More information needs to be out there about 9/11, and the governments complicity in this 'EVENT'. I favor as much questioning of this horrific event as possible, and what better way for our kids to be educated than by questioning the 'official' government stance.
'Question authority' was a password back when I was in college during the Vietnam era. Numerous 'false flag' operations have now seen the light of day by investigative journalists, as well as MSNBC's Keith Olbermann in his piece called, "Terror and Politics in America". The US press propaganda spin that now grips this nation has become laughable around the world.
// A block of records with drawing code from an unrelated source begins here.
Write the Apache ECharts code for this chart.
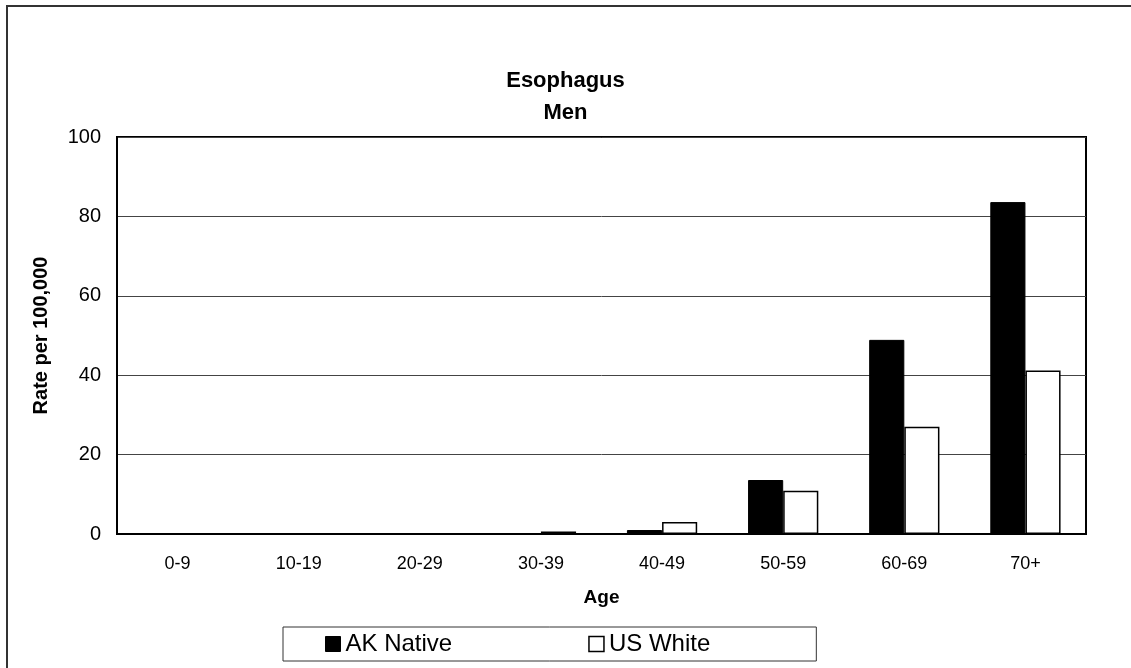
<!DOCTYPE html>
<html>
<head>
<meta charset="utf-8">
<script src="https://cdn.jsdelivr.net/npm/echarts@6/dist/echarts.min.js"></script>
<style>
  html, body { margin: 0; padding: 0; background: #fff; }
  #chart { width: 1131px; height: 668px; }
</style>
</head>
<body>
<div id="chart"></div>
<script>
const ageGroups = ['0-9', '10-19', '20-29', '30-39', '40-49', '50-59', '60-69', '70+']
const akNative = [0, 0, 0, 0, 1.0, 13.6, 48.9, 83.6]
const usWhite = [0, 0, 0, 0.6, 3.0, 10.9, 27.0, 41.2]
const yTicks = { min: 0, max: 100, interval: 20 }

const font = '"Liberation Sans", Arial, sans-serif'
const chart = echarts.init(document.getElementById('chart'))

const option = {
  backgroundColor: '#fff',
  animation: false,
  title: {
    text: 'Esophagus\nMen',
    left: 'center',
    top: 60,
    textStyle: {
      fontFamily: font,
      fontWeight: 'bold',
      fontSize: 22,
      lineHeight: 32,
      color: '#000'
    }
  },
  graphic: [{
    type: 'rect',
    shape: { x: 7, y: 6, width: 1140, height: 700 },
    style: { fill: 'none', stroke: '#333', lineWidth: 2 },
    silent: true
  }],
  legend: {
    data: [
      { name: 'AK Native', itemStyle: { color: '#000', borderColor: '#000', borderWidth: 1 } },
      { name: 'US White', itemStyle: { color: '#fff', borderColor: '#000', borderWidth: 1.5 } }
    ],
    left: 283,
    top: 627,
    orient: 'horizontal',
    icon: 'rect',
    itemWidth: 15,
    itemHeight: 15,
    itemGap: 136,
    padding: [5, 106, 5, 42],
    borderColor: '#333',
    borderWidth: 1,
    textStyle: { fontFamily: font, fontSize: 24, color: '#000' }
  },
  grid: {
    left: 117,
    right: 45,
    top: 137,
    bottom: 134,
    show: true,
    borderColor: '#000',
    borderWidth: 2,
    backgroundColor: 'transparent'
  },
  xAxis: {
    type: 'category',
    data: ageGroups,
    name: 'Age',
    nameLocation: 'middle',
    nameGap: 54,
    nameTextStyle: { fontFamily: font, fontWeight: 'bold', fontSize: 19, color: '#000' },
    axisLine: { lineStyle: { color: '#000', width: 2 } },
    axisTick: { show: false },
    axisLabel: { fontFamily: font, fontSize: 18, color: '#000', margin: 21 }
  },
  yAxis: {
    type: 'value',
    min: yTicks.min,
    max: yTicks.max,
    interval: yTicks.interval,
    name: 'Rate per 100,000',
    nameLocation: 'middle',
    nameGap: 66,
    nameTextStyle: { fontFamily: font, fontWeight: 'bold', fontSize: 20, color: '#000' },
    axisLine: { show: true, lineStyle: { color: '#000', width: 2 } },
    axisTick: { show: false },
    axisLabel: { fontFamily: font, fontSize: 20, color: '#000', margin: 16 },
    splitLine: { lineStyle: { color: '#444', width: 1 } }
  },
  series: [
    {
      name: 'AK Native',
      type: 'bar',
      data: akNative,
      barGap: '0%',
      barCategoryGap: '42%',
      itemStyle: { color: '#000', borderColor: '#000', borderWidth: 1 }
    },
    {
      name: 'US White',
      type: 'bar',
      data: usWhite,
      itemStyle: { color: '#fff', borderColor: '#000', borderWidth: 1.5 }
    }
  ]
}

chart.setOption(option)
</script>
</body>
</html>
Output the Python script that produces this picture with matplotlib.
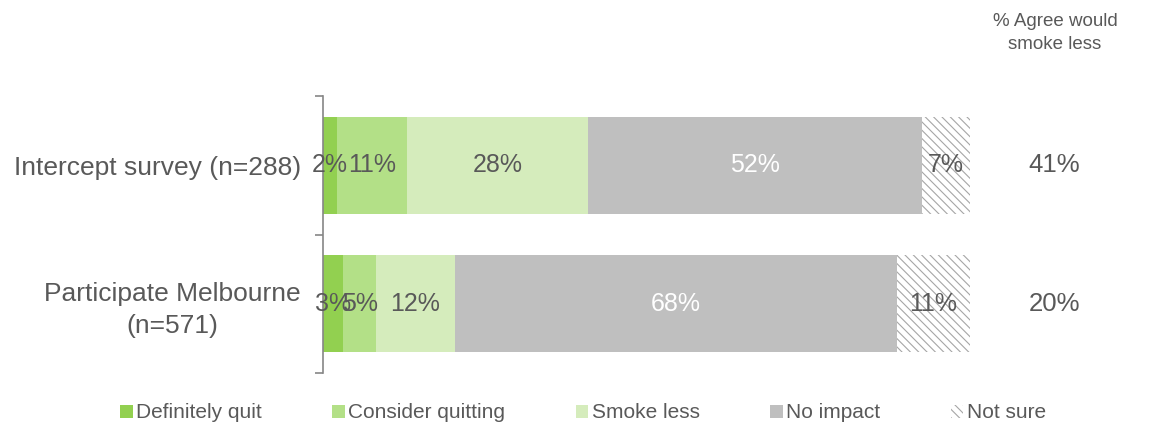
import matplotlib.pyplot as plt
from matplotlib.patches import Patch

plt.rcParams['font.family'] = ['Liberation Sans', 'DejaVu Sans']
plt.rcParams['hatch.linewidth'] = 0.8

groups = ['Intercept survey (n=288)', 'Participate Melbourne\n(n=571)']
series = ['Definitely quit', 'Consider quitting', 'Smoke less', 'No impact', 'Not sure']
definitely_quit = [2.2, 3.1]
consider_quitting = [10.8, 5.1]
smoke_less = [28.0, 12.2]
no_impact = [51.6, 68.3]
not_sure = [7.4, 11.3]
values = [definitely_quit, consider_quitting, smoke_less, no_impact, not_sure]

colors = ['#92D050', '#B3E087', '#D5ECBC', '#BFBFBF', 'white']
label_colors = ['#595959', '#595959', '#595959', 'white', '#595959']
grey = '#595959'

fig = plt.figure(figsize=(11.5, 4.28), dpi=100)
ax = fig.add_axes([323 / 1150, 1 - 373 / 428, 647 / 1150, 277 / 428])

y = [0, 1]
left = [0, 0]
for vals, name, c, lc in zip(values, series, colors, label_colors):
    if name == 'Not sure':
        bars = ax.barh(y, vals, left=left, height=0.7, color=c, edgecolor='#A6A6A6',
                       linewidth=0, hatch='\\\\\\\\')
    else:
        bars = ax.barh(y, vals, left=left, height=0.7, color=c, linewidth=0)
    for i, v in enumerate(vals):
        ax.text(left[i] + v / 2, y[i], f'{round(v)}%', ha='center', va='center',
                color=lc, fontsize=18)
    left = [l + v for l, v in zip(left, vals)]

# % agree would smoke less = first three categories
for i in range(2):
    agree = definitely_quit[i] + consider_quitting[i] + smoke_less[i]
    ax.text(113, y[i], f'{round(agree)}%', ha='center', va='center', color=grey,
            fontsize=18.5, clip_on=False)
fig.text(1055 / 1150, 1 - 33 / 428, '% Agree would\nsmoke less', ha='center', va='center',
         color=grey, fontsize=13.5, linespacing=1.5)

ax.set_xlim(0, 100)
ax.set_ylim(1.5, -0.5)
ax.set_xticks([])
ax.set_yticks(y)
ax.set_yticklabels(groups, fontsize=19, color=grey)
for lbl in ax.get_yticklabels():
    lbl.set_multialignment('center')
    lbl.set_linespacing(1.4)
ax.set_yticks([-0.5, 0.5, 1.5], minor=True)
ax.tick_params(axis='y', which='major', length=0, pad=16)
ax.tick_params(axis='y', which='minor', length=6, color='#868686', width=1.2)
for s in ['top', 'right', 'bottom']:
    ax.spines[s].set_visible(False)
ax.spines['left'].set_color('#868686')
ax.spines['left'].set_linewidth(1.2)

handles = []
for name, c in zip(series, colors):
    if name == 'Not sure':
        handles.append(Patch(facecolor='white', edgecolor='#A6A6A6', linewidth=0,
                             hatch='\\\\\\\\', label=name))
    else:
        handles.append(Patch(facecolor=c, linewidth=0, label=name))
leg = fig.legend(handles=handles, loc='center', bbox_to_anchor=(583 / 1150, 1 - 413 / 428),
                 ncol=5, frameon=False, fontsize=15, handlelength=0.6, handleheight=0.6,
                 handletextpad=0.15, columnspacing=3.4)
for t in leg.get_texts():
    t.set_color(grey)

fig.savefig('out.png', dpi=100)
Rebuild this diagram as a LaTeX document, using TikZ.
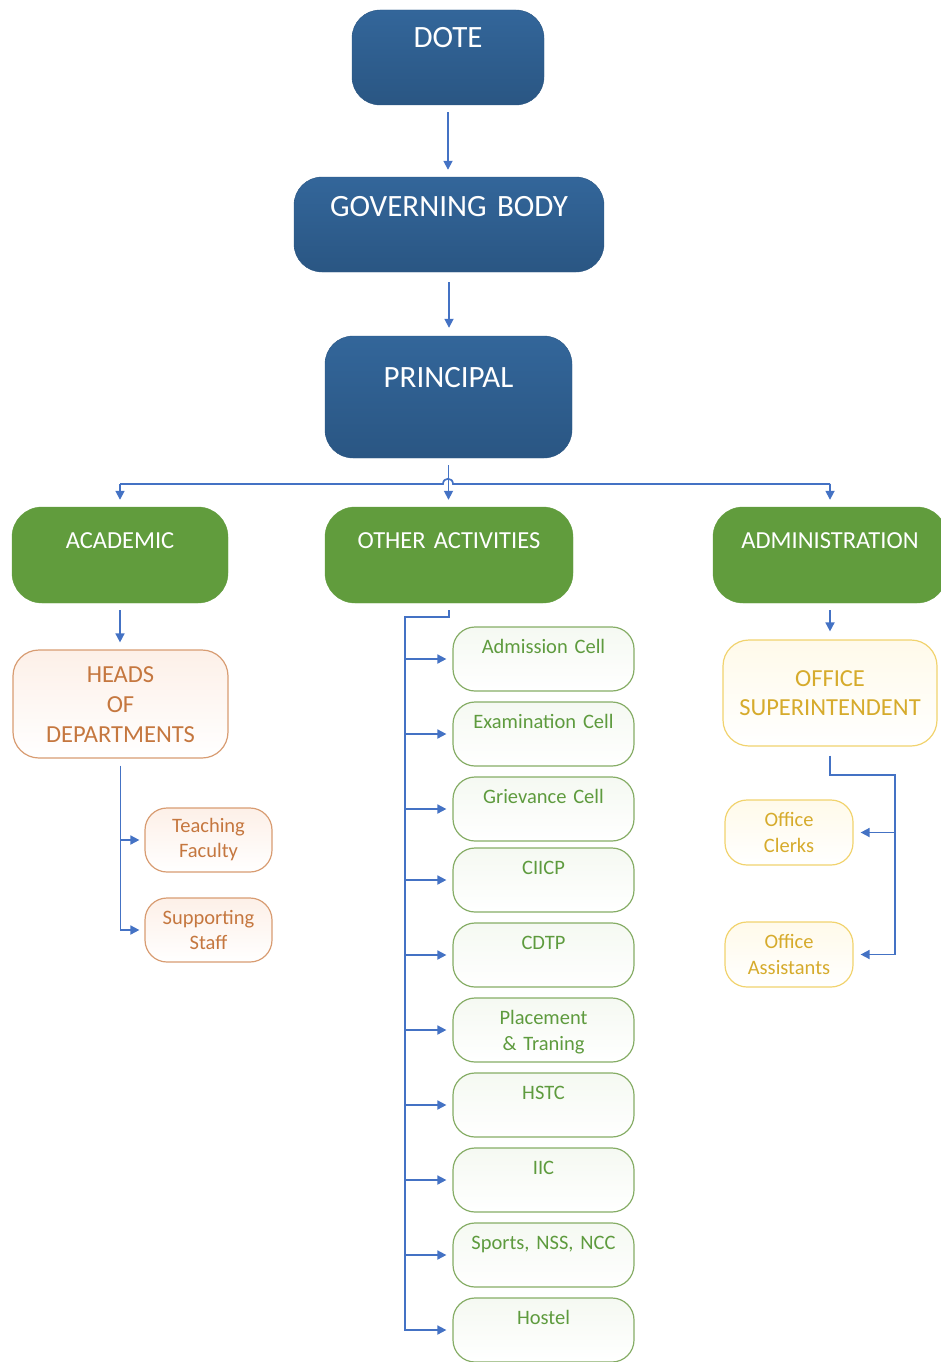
\documentclass[tikz,border=0pt]{standalone}
\usepackage{fontspec}
\setmainfont{Carlito}
\usepackage{tikz}
\usetikzlibrary{arrows.meta, positioning, calc}
\usepackage{xcolor}
\definecolor{bleuhaut}{HTML}{33669A}
\definecolor{bleubas}{HTML}{2A5683}
\definecolor{vertplein}{HTML}{619C3D}
\definecolor{trait}{HTML}{4472C4}
\definecolor{orangebord}{HTML}{D89C72}
\definecolor{orangetexte}{HTML}{C5773F}
\definecolor{peche}{HTML}{FDF0E8}
\definecolor{vertbord}{HTML}{86AD66}
\definecolor{verttexte}{HTML}{5E9B3E}
\definecolor{vertpale}{HTML}{F5F9F2}
\definecolor{jaunebord}{HTML}{F1D36E}
\definecolor{jaunetexte}{HTML}{D6AB2C}
\definecolor{jaunepale}{HTML}{FFFAEA}
\tikzset{
    box blue/.style={rounded corners=28pt, top color=bleuhaut, bottom color=bleubas, draw=bleubas, text=white, font=\fontsize{31}{37}\selectfont, align=center, inner sep=0pt},
    box green/.style={rounded corners=30pt, fill=vertplein, draw=vertplein, text=white, font=\fontsize{24.5}{30}\selectfont, align=center, inner sep=0pt},
    box orange/.style={rounded corners=26pt, draw=orangebord, line width=1.2pt, top color=peche, bottom color=white, text=orangetexte, font=\fontsize{24.5}{30}\selectfont, align=center, inner sep=0pt},
    small orange/.style={box orange, rounded corners=22pt, font=\fontsize{20.5}{25}\selectfont},
    cell green/.style={rounded corners=22pt, draw=vertbord, line width=1.2pt, top color=vertpale, bottom color=white, text=verttexte, font=\fontsize{20.5}{26}\selectfont, align=center, inner sep=0pt, minimum width=181pt, minimum height=64pt, text width=170pt, text height=26pt, text depth=38pt},
    box yellow/.style={rounded corners=26pt, draw=jaunebord, line width=1.2pt, top color=jaunepale, bottom color=white, text=jaunetexte, font=\fontsize{24.5}{29}\selectfont, align=center, inner sep=0pt},
    small yellow/.style={box yellow, rounded corners=22pt, font=\fontsize{20.5}{25.5}\selectfont},
    link/.style={draw=trait, line width=1.7pt},
    link arrow/.style={link, -{Triangle[length=9pt, width=9pt]}},
}

\begin{document}
\begin{tikzpicture}[x=1pt, y=-1pt]
\useasboundingbox (0,0) rectangle (941,1362);

% haut
\node[box blue, minimum width=192pt, minimum height=95pt, text width=180pt, text height=38pt, text depth=57pt] (dote) at (448,57.5) {DOTE};
\node[box blue, minimum width=310pt, minimum height=95pt, text width=290pt, text height=39pt, text depth=56pt] (gov) at (449,224.5) {GOVERNING BODY};
\node[box blue, minimum width=247pt, minimum height=122pt, text width=230pt, text height=51pt, text depth=71pt] (principal) at (448.5,397) {PRINCIPAL};

% branches
\node[box green, minimum width=216pt, minimum height=96pt, text width=200pt, text height=41pt, text depth=55pt] (academic) at (120,555) {ACADEMIC};
\node[box green, minimum width=248pt, minimum height=96pt, text width=230pt, text height=41pt, text depth=55pt] (other) at (449,555) {OTHER ACTIVITIES};
\node[box green, minimum width=234pt, minimum height=96pt, text width=220pt, text height=41pt, text depth=55pt] (admin) at (830,555) {ADMINISTRATION};

\draw[link arrow, shorten <=7pt, shorten >=7pt] (dote.south) -- (dote.south |- gov.north);
\draw[link arrow, shorten <=10pt, shorten >=8pt] (gov.south) -- (gov.south |- principal.north);
\draw[link arrow, shorten <=7pt, shorten >=7pt] (principal.south) -- (principal.south |- other.north);

\coordinate (bar) at (448,484);
\draw[link] (academic.north |- bar) -- ($(bar)+(-5,0)$) .. controls +(0,-7) and +(0,-7) .. ($(bar)+(5,0)$) -- (admin.north |- bar);
\draw[link arrow, shorten >=7pt] (academic.north |- bar) -- (academic.north);
\draw[link arrow, shorten >=7pt] (admin.north |- bar) -- (admin.north);

% academique
\node[box orange, minimum width=215pt, minimum height=108pt, text width=200pt, text height=32pt, text depth=76pt] (hod) at (120.5,704) {HEADS\\OF\\DEPARTMENTS};
\node[small orange, minimum width=127pt, minimum height=64pt, text width=120pt] (teaching) at (208.5,840) {Teaching\\Faculty};
\node[small orange, minimum width=127pt, minimum height=64pt, text width=120pt] (supporting) at (208.5,930) {Supporting\\Staff};

\draw[link arrow, shorten <=7pt, shorten >=7pt] (academic.south) -- (academic.south |- hod.north);
\draw[link arrow, shorten <=7pt, shorten >=5pt] (hod.south) |- (supporting.west);
\draw[link arrow, shorten >=5pt] (hod.south |- teaching.west) -- (teaching.west);

% autres activites
\foreach \nom/\y/\texte in {adm/659/Admission Cell, exam/734/Examination Cell, griev/809/Grievance Cell, ciicp/880/CIICP, cdtp/955/CDTP, place/1030/{Placement\\\& Traning}, hstc/1105/HSTC, iic/1180/IIC, sports/1255/{Sports, NSS, NCC}, hostel/1330/Hostel} {
    \node[cell green] (\nom) at (543.5,\y) {\texte};
}
\coordinate (spine) at (405,617);
\draw[link arrow, shorten <=7pt, shorten >=6pt] (other.south) |- (spine) |- (hostel.west);
\foreach \nom in {adm, exam, griev, ciicp, cdtp, place, hstc, iic, sports} {
    \draw[link arrow, shorten >=6pt] (spine |- \nom.west) -- (\nom.west);
}

% administration
\node[box yellow, minimum width=214pt, minimum height=106pt, text width=200pt, text height=46pt, text depth=60pt] (os) at (830,693) {OFFICE\\SUPERINTENDENT};
\node[small yellow, minimum width=128pt, minimum height=65pt, text width=120pt] (clerks) at (789,832.5) {Office\\Clerks};
\node[small yellow, minimum width=128pt, minimum height=65pt, text width=120pt] (assistants) at (789,954.5) {Office\\Assistants};

\draw[link arrow, shorten <=7pt, shorten >=8pt] (admin.south) -- (admin.south |- os.north);
\coordinate (os spine) at (895,775);
\draw[link arrow, shorten <=9pt, shorten >=7pt] (os.south) |- (os spine) |- (assistants.east);
\draw[link arrow, shorten >=7pt] (os spine |- clerks.east) -- (clerks.east);
\end{tikzpicture}
\end{document}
I might point out that there are also GOP candidates and backers that support the mounting evidence of cover-up and complicity. Concord's, Mary Maxwell, stated this in Nashua this weekend.
Dr. Steven Jones, physics professor at Brigham Young University has cited in his writings that evidence of explosions at the NYC Twin Towers as well as Building #7, which was NOT hit by a plane.
The fact that C-SPAN aired several times the recent gathering in Los Angeles of professors and Scholars for Truth about 9/11 is admirable for a media station. Thank you for bringing this issue to NH, and thank you to Professor Woodward for stating the now growing evidence that grips us even now 5 years after 9/11.
-- Nancy J.M. White, Amherst
Bravo to Professor Woodward! An institution of higher learning should be a place to present ALL ideas regardless of how radical or out of the mainstream they may be. A university is a place to have meaningful debate about ideas. It sounds to me like Woodward presented a radical view about 9/11 to adult students. Adult students that can make their own judgments based on personal beliefs. Leave it to Senator Gregg to suggest that "there are limitations to academic freedom and freedom of speech." In the past few years, our country -- "the sensibility of most Americans," as Gregg puts it -- has been too quick to follow the official government report. Does WMD's in Iraq ring a bell?
-- James Osborne, Manchester
I think he should be fired! I don't know why these people should be tenured anyway. It's the only profession that does it. What makes them so special? I know they have an answer but it doesn't hold water. Sure we have freedom of speech and I'm all for it but freedom to teach what we want? I don't think so.
What he believes about 9/11 has been put out by the Iranians. Does he believe the Holocaust didn't happen, too? We don't need people like him.
We are at war. Apparently there are a lot of people who don't seem to understand that. It is treason when at war and you comfort the enemy.
-- Bob Fournier, Moultonborough
I must concur with the sense of former Governor Peterson, Zack Bazzi and others that although at first appearance, the money spent on Prof. Woodward's Yale education may have been money wasted, let the "court of public opinion" decide. If Mr. Bazzi's recollection of the class is correct, his bizarre theories will have little support, and as his reputation for this kind of "theory forms fact" teaching perspective permeates the campus, he will be hearing his own echo in the classroom before too long. Maybe the lack of teaching classes that don't generate any revenue for UNH will be enough of a reason for release of a tenured professor. No profit - no pulpit!
-- David Kenney, Fitzwilliam
The article starts out with the clue to the problem here. "A tenured professor of psychology at the University of New Hampshire believes an "elite" group within the federal government orchestrated the September 11th attacks on America." He believes this. He has every right to and he has the right to talk about it without fear of reprisal. But he has been hired by the State of New Hampshire to teach at a public university. What he believes is not necessarily fact. He needs to be teaching psychological facts to students to enable them to form their OWN opinion. Colleges and Universities have become brainwashing platforms for the liberal elitists in this country and as a result students cannot learn the facts and form their own opinion.
I can solve the problem in two words. "Fire Him."